3D ICs represent a significant advancement in semiconductor technology, as the components are stacked vertically, enabling a higher level of integration and offering improved performance and power efficiency. However, vertical stacking of components gives rise to thermal management challenges that must be addressed for better efficiency and reliability. 

In 3D ICs, vertical stacking significantly increases the power density leading to raised temperatures within the chip as it causes heat to accumulate in the central layers of the stack, making it difficult for heat to dissipate naturally. This creates thermal hotspots that can degrade the performance and reliability of the IC. For instance, modern 3D IC designs may involve stacking up to 100 layers, increasing the heat dissipation challenges. 

Moreover, heat generated in one layer can affect the performance of adjacent layers, leading to thermal interference. Managing the heat flow between layers is crucial to prevent the degradation and failure of ICs, and ensure the longevity of the ICs. Also, different materials used in manufacturing the ICs have different thermal coefficients, which causes mechanical stress and leads to the failure of the components.

Thermal Management Techniques

Using high thermal conductivity materials like diamond or graphene facilitates heat transfer away from hotspots. Even thermal interface materials are crucial for enhancing thermal contact between layers. Advanced materials like carbon nanotube-based materials, offer superior thermal conductivity compared to traditional silicon and other materials, improving the overall heat dissipation. 

Through-silicon Vias are vertical interconnects that pass through the silicon wafer, providing a path for both electrical signals and heat to pass through. Optimizing the placement and density of vias can significantly improve thermal management by transferring heat from inner levels to heat sinks. Also, integrating microfluid channels within the IC stack allows for liquid cooling, which is highly effective in managing heat. Coolants can be circulated through these channels to absorb and remove heat from critical areas, maintaining optimal temperatures throughout the stack. 

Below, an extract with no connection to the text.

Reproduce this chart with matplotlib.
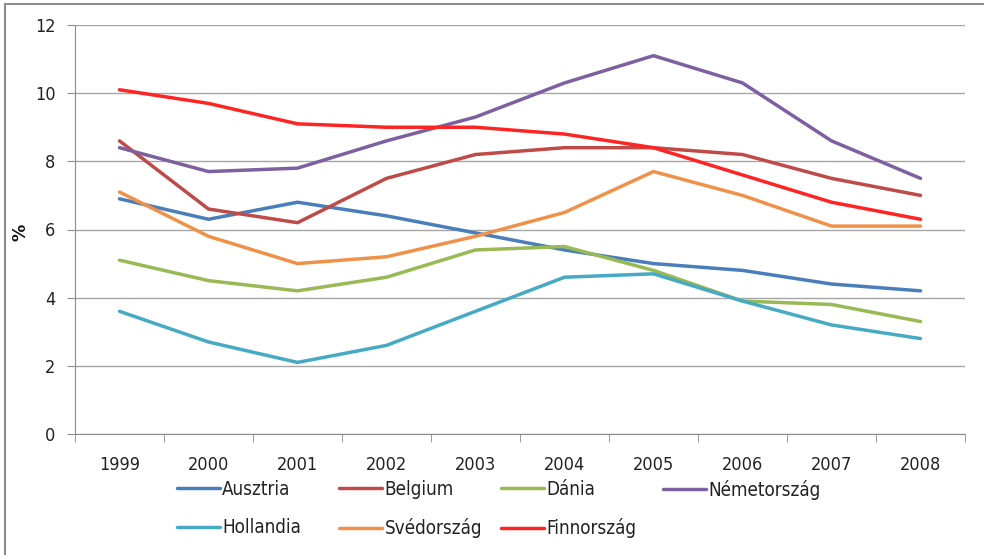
import matplotlib
matplotlib.use("Agg")
import matplotlib.pyplot as plt
from matplotlib.lines import Line2D
from matplotlib import font_manager
from matplotlib.font_manager import FontProperties

years = ["1999", "2000", "2001", "2002", "2003", "2004", "2005", "2006", "2007", "2008"]
ausztria = [6.9, 6.3, 6.8, 6.4, 5.9, 5.4, 5.0, 4.8, 4.4, 4.2]
belgium = [8.6, 6.6, 6.2, 7.5, 8.2, 8.4, 8.4, 8.2, 7.5, 7.0]
dania = [5.1, 4.5, 4.2, 4.6, 5.4, 5.5, 4.8, 3.9, 3.8, 3.3]
nemetorszag = [8.4, 7.7, 7.8, 8.6, 9.3, 10.3, 11.1, 10.3, 8.6, 7.5]
hollandia = [3.6, 2.7, 2.1, 2.6, 3.6, 4.6, 4.7, 3.9, 3.2, 2.8]
svedorszag = [7.1, 5.8, 5.0, 5.2, 5.8, 6.5, 7.7, 7.0, 6.1, 6.1]
finnorszag = [10.1, 9.7, 9.1, 9.0, 9.0, 8.8, 8.4, 7.6, 6.8, 6.3]

series = [
    ("Ausztria", ausztria, "#4A7EBB"),
    ("Belgium", belgium, "#BE4B48"),
    ("Dánia", dania, "#98B954"),
    ("Németország", nemetorszag, "#7D60A0"),
    ("Hollandia", hollandia, "#46AAC5"),
    ("Svédország", svedorszag, "#F0914A"),
    ("Finnország", finnorszag, "#FF2424"),
]

# pick a narrow font if one is installed
narrow = None
for f in font_manager.fontManager.ttflist:
    fn = f.fname.lower()
    if ("condensed" in fn or "narrow" in fn) and f.weight in (400, "normal", "regular") and f.style == "normal":
        narrow = f.fname
        break
if narrow:
    def fp(size, weight="normal"):
        return FontProperties(fname=narrow, size=size, weight=weight)
else:
    def fp(size, weight="normal"):
        return FontProperties(family="Roboto", size=size, weight=weight)

fig = plt.figure(figsize=(9.84, 5.55), dpi=100)
ax = fig.add_axes([75/984, 1-434/555, (965-75)/984, (434-25)/555])

x = list(range(len(years)))
handles = {}
for name, vals, col in series:
    h, = ax.plot(x, vals, color=col, lw=2.5, solid_capstyle="round", solid_joinstyle="round", label=name)
    handles[name] = h

ax.set_xlim(-0.5, len(years) - 0.5)
ax.set_ylim(0, 12)
ax.set_yticks([0, 2, 4, 6, 8, 10, 12])
ax.yaxis.grid(True, color="#A6A6A6", lw=1)
ax.set_axisbelow(True)
ax.set_xticks(x)
ax.set_xticklabels(years, fontproperties=fp(13))
ax.set_yticklabels([str(v) for v in [0, 2, 4, 6, 8, 10, 12]], fontproperties=fp(13))
ax.set_xticks([i - 0.5 for i in range(len(years) + 1)], minor=True)
ax.tick_params(axis="x", which="major", length=0, pad=16, colors="#222222")
ax.tick_params(axis="x", which="minor", length=6, color="#8C8C8C", direction="out")
ax.tick_params(axis="y", length=6, color="#8C8C8C", pad=8, labelcolor="#222222")
for s in ["top", "right"]:
    ax.spines[s].set_visible(False)
for s in ["left", "bottom"]:
    ax.spines[s].set_color("#8C8C8C")
fig.text(20/984, 1-232/555, "%", rotation=90, ha="center", va="center",
         family="DejaVu Sans", fontsize=12.5, fontweight="bold", color="#111111")

# legend: 4 equal-width columns, filled row by row
columns = [["Ausztria", "Hollandia"], ["Belgium", "Svédország"],
           ["Dánia", "Finnország"], ["Németország"]]
col_x0, col_pitch = 177, 162
for i, names in enumerate(columns):
    leg = fig.legend([handles[n] for n in names], names, ncol=1, frameon=False,
                     loc="upper left", bbox_to_anchor=((col_x0 + i * col_pitch) / 984, 1 - 480 / 555),
                     prop=fp(13.5), handlelength=2.3, handletextpad=0.12,
                     labelspacing=1.02, borderaxespad=0, borderpad=0)
    for t in leg.get_texts():
        t.set_color("#222222")

fig.add_artist(Line2D([5/984, 5/984], [0, 1-4/555], color="#8C8C8C", lw=1.5, transform=fig.transFigure))
fig.add_artist(Line2D([5/984, 1], [1-4/555, 1-4/555], color="#8C8C8C", lw=1.5, transform=fig.transFigure))

fig.savefig("out.png", dpi=100)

Thermal-aware design of the ICs includes the optimization of the layout of the IC to minimize thermal hotspots by strategically placing high-power components and optimizing the distribution of heat-generating elements. Dynamic thermal management dynamically adjusts the operation of the IC based on real-time temperature measurements. This can involve throttling the performance of specific components, distributing workloads to reduce heat generation, and adjusting power delivery to manage temperatures efficiently. 

Conclusion 

Effective thermal management is crucial for the performance and longevity of ICs. Advanced materials, innovative architectures, and thermal-aware design can address thermal management concerns. As the semiconductor industry continues to push boundaries of integration and performance, ongoing research and development in thermal management will play a pivotal role in the success of 3D ICs.